Sharon Gaudin | Dec. 4, 2014
NASA will take a huge step this week in its efforts to build the technology, rockets and spacecraft needed to send astronauts to Mars.

NASA will take a huge step this week in its efforts to build the technology, rockets and spacecraft needed to send astronauts to Mars.

Orion, the first spacecraft NASA has built to carry astronauts into deep space since the Apollo missions of the 1960s and 1970s, is set to lift off on its first test flight Thursday morning from Cape Canaveral Air Force Station. Riding on top of a United Launch Alliance Delta IV heavy rocket, the spacecraft is scheduled to launch at 7:05 a.m., though that window could extend to 9:44 a.m. if needed.

As of Wednesday morning, meteorologists have given the launch a 70% chance of "go" because of a weather pattern that could bring low clouds, showers and winds too high for a safe liftoff. The weather has been improving, however, and NASA is moving ahead with its launch plans.

"Orion's flight test is designed to test many of the riskiest elements of leaving Earth and returning home in the spacecraft," NASA stated. "Testing these capabilities now will help ensure that Orion will be the next-generation spacecraft for missions in the 2020s that will put Mars within the reach of astronauts in the 2030s."

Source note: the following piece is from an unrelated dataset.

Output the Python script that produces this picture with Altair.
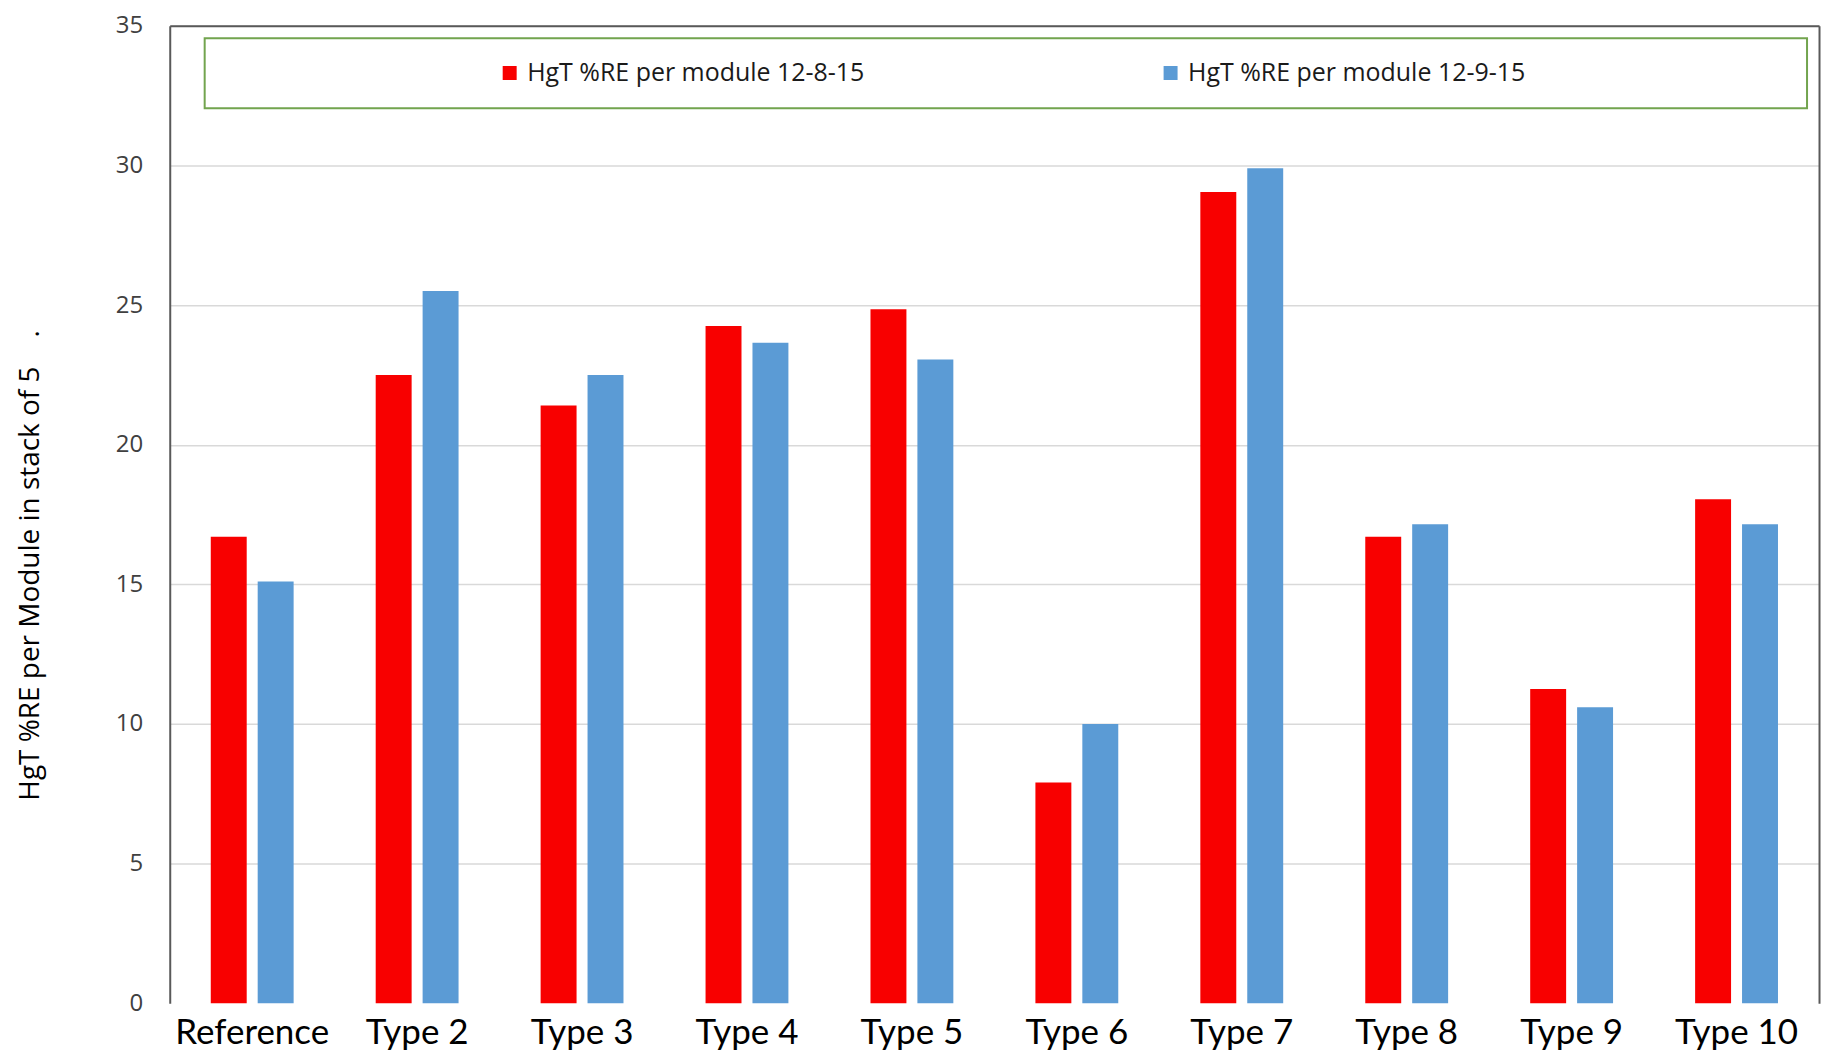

Orion's first test flight will have no crew, but the next-generation spacecraft will carry 1,200 sensors to measure conditions throughout the craft for the entire length of the mission. With no astronauts onboard, the sensors will provide NASA engineers with information on conditions inside the crew's cabin as the spacecraft travels 3,600 miles above Earth — 15 times farther than the International Space Station. On its return, the spacecraft will pass through high radiation and reach temperatures of 4,000 degrees Fahrenheit as it enters the Earth's atmosphere at a speed of 20,000 mph.

The sensors also will measure the stress on the spacecraft as it ultimately splashes down, using three parachutes, in the Pacific Ocean about 4.5 hours after launch.

"We are ready," said Mike Sarafin, lead flight director for the test flight mission. "It's just a great time to be here. We haven't had this feeling in a while — not since retiring the space shuttles — of launching a spacecraft from American soil."

Sarafin, speaking during a press conference Wednesday, said Orion should reach its first orbit 17 minutes after liftoff. During that first trip around the Earth, the spacecraft will be flying at about the same orbital level as the International Space Station.

Two hours into the mission, the rocket's second stage engine will ignite, pushing Orion into a higher orbit, where it will twice pass through the Van Allen Belts, an area of dangerous radiation. Orion's sensors will measure the effects of radiation on the spacecraft's computers and navigation systems, as well as the environment in the crew compartment.